* [RECORDED INFORMATION]
-*-
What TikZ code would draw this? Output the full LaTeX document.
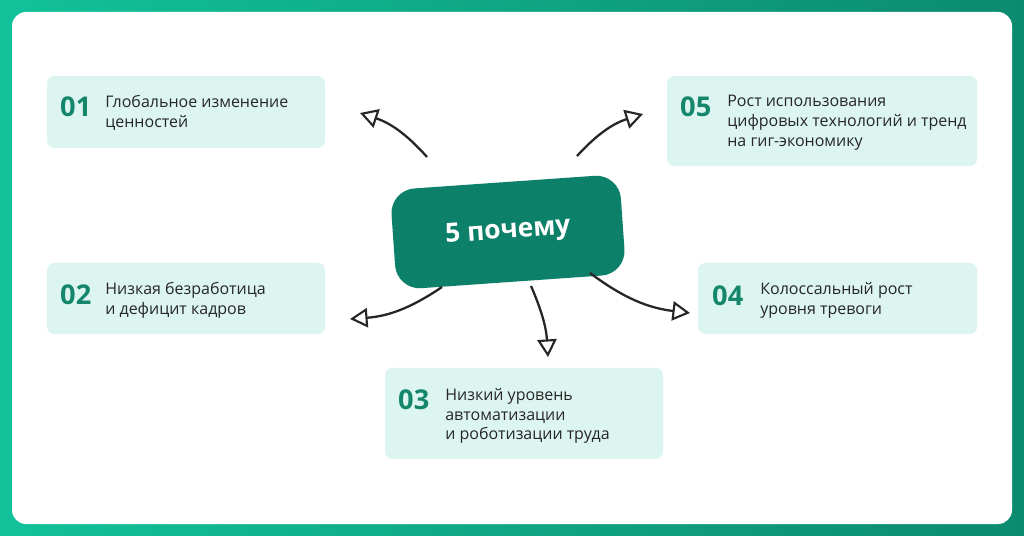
\documentclass[tikz,border=0pt]{standalone}
\usepackage{fontspec}
\setmainfont{Open Sans}
\usetikzlibrary{arrows.meta}
\definecolor{frameA}{HTML}{12C29A}
\definecolor{frameB}{HTML}{0C8A6E}
\definecolor{boxfill}{HTML}{DDF5F0}
\definecolor{corefill}{HTML}{0C8069}
\definecolor{numcol}{HTML}{14866C}
\tikzset{
  card/.style={fill=boxfill, rounded corners=4pt},
  num/.style={font=\bfseries\fontsize{15.5}{16}\selectfont, text=numcol, anchor=west},
  label/.style={font=\fontsize{9.1}{11.2}\selectfont, align=left, anchor=north west, inner sep=0pt, text=black!85},
  why/.style={-{Triangle[open, length=10pt, width=11pt, line width=1.2pt]}, line width=1.3pt, black!85}
}
\begin{document}
\begin{tikzpicture}[x=0.02cm, y=-0.02cm]
\useasboundingbox (0,0) rectangle (1024,536);
\shade[left color=frameA, right color=frameB] (0,0) rectangle (1024,536);
\fill[white, rounded corners=8pt] (12,12) rectangle (1012,524);
% cards
\fill[card] (47,76) rectangle (325,148);
\fill[card] (667,76) rectangle (977,166);
\fill[card] (47,263) rectangle (325,334);
\fill[card] (698,263) rectangle (977,334);
\fill[card] (385,368) rectangle (663,459);
\node[num] (n1) at (54,107) {01};
\node[label] (t1) at (105,95) {Глобальное изменение\\ценностей};
\node[num] (n5) at (674,107) {05};
\node[label] (t5) at (727,95) {Рост использования\\цифровых технологий и тренд\\на гиг-экономику};
\node[num] (n2) at (54,295) {02};
\node[label] (t2) at (105,282) {Низкая безработица\\и дефицит кадров};
\node[num] (n4) at (706,296) {04};
\node[label] (t4) at (760,282) {Колоссальный рост\\уровня тревоги};
\node[num] (n3) at (392,400) {03};
\node[label] (t3) at (445,388) {Низкий уровень\\автоматизации\\и роботизации труда};
% centre
\node[fill=corefill, rounded corners=14pt, rotate=4, minimum width=4.6cm, minimum height=2.0cm,
  text=white, font=\bfseries\fontsize{15}{15}\selectfont] (core) at (508,232) {5 почему};
% arrows
\coordinate (a1) at (360,113);
\coordinate (a5) at (643,114);
\coordinate (a2) at (350,319);
\coordinate (a3) at (548,357);
\coordinate (a4) at (690,313);
\draw[why] (427,157) to[bend right=15] (a1);
\draw[why] (577,156) to[bend left=15] (a5);
\draw[why] (442,287) to[bend left=15] (a2);
\draw[why] (531,286) to[bend left=10] (a3);
\draw[why] (590,273) to[bend right=15] (a4);
\end{tikzpicture}
\end{document}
-*-
* [WHAT YOU HAVE TO DO] Reproduce all of the data exactly; the pictures do not belong in the copy.

* [WRITTEN RESPONSE]
What TikZ code would draw this? Output the full LaTeX document.
\documentclass[tikz,border=0pt]{standalone}
\usepackage{fontspec}
\setmainfont{Open Sans}
\usetikzlibrary{arrows.meta}
\definecolor{frameA}{HTML}{12C29A}
\definecolor{frameB}{HTML}{0C8A6E}
\definecolor{boxfill}{HTML}{DDF5F0}
\definecolor{corefill}{HTML}{0C8069}
\definecolor{numcol}{HTML}{14866C}
\tikzset{
  card/.style={fill=boxfill, rounded corners=4pt},
  num/.style={font=\bfseries\fontsize{15.5}{16}\selectfont, text=numcol, anchor=west},
  label/.style={font=\fontsize{9.1}{11.2}\selectfont, align=left, anchor=north west, inner sep=0pt, text=black!85},
  why/.style={-{Triangle[open, length=10pt, width=11pt, line width=1.2pt]}, line width=1.3pt, black!85}
}
\begin{document}
\begin{tikzpicture}[x=0.02cm, y=-0.02cm]
\useasboundingbox (0,0) rectangle (1024,536);
\shade[left color=frameA, right color=frameB] (0,0) rectangle (1024,536);
\fill[white, rounded corners=8pt] (12,12) rectangle (1012,524);
% cards
\fill[card] (47,76) rectangle (325,148);
\fill[card] (667,76) rectangle (977,166);
\fill[card] (47,263) rectangle (325,334);
\fill[card] (698,263) rectangle (977,334);
\fill[card] (385,368) rectangle (663,459);
\node[num] (n1) at (54,107) {01};
\node[label] (t1) at (105,95) {Глобальное изменение\\ценностей};
\node[num] (n5) at (674,107) {05};
\node[label] (t5) at (727,95) {Рост использования\\цифровых технологий и тренд\\на гиг-экономику};
\node[num] (n2) at (54,295) {02};
\node[label] (t2) at (105,282) {Низкая безработица\\и дефицит кадров};
\node[num] (n4) at (706,296) {04};
\node[label] (t4) at (760,282) {Колоссальный рост\\уровня тревоги};
\node[num] (n3) at (392,400) {03};
\node[label] (t3) at (445,388) {Низкий уровень\\автоматизации\\и роботизации труда};
% centre
\node[fill=corefill, rounded corners=14pt, rotate=4, minimum width=4.6cm, minimum height=2.0cm,
  text=white, font=\bfseries\fontsize{15}{15}\selectfont] (core) at (508,232) {5 почему};
% arrows
\coordinate (a1) at (360,113);
\coordinate (a5) at (643,114);
\coordinate (a2) at (350,319);
\coordinate (a3) at (548,357);
\coordinate (a4) at (690,313);
\draw[why] (427,157) to[bend right=15] (a1);
\draw[why] (577,156) to[bend left=15] (a5);
\draw[why] (442,287) to[bend left=15] (a2);
\draw[why] (531,286) to[bend left=10] (a3);
\draw[why] (590,273) to[bend right=15] (a4);
\end{tikzpicture}
\end{document}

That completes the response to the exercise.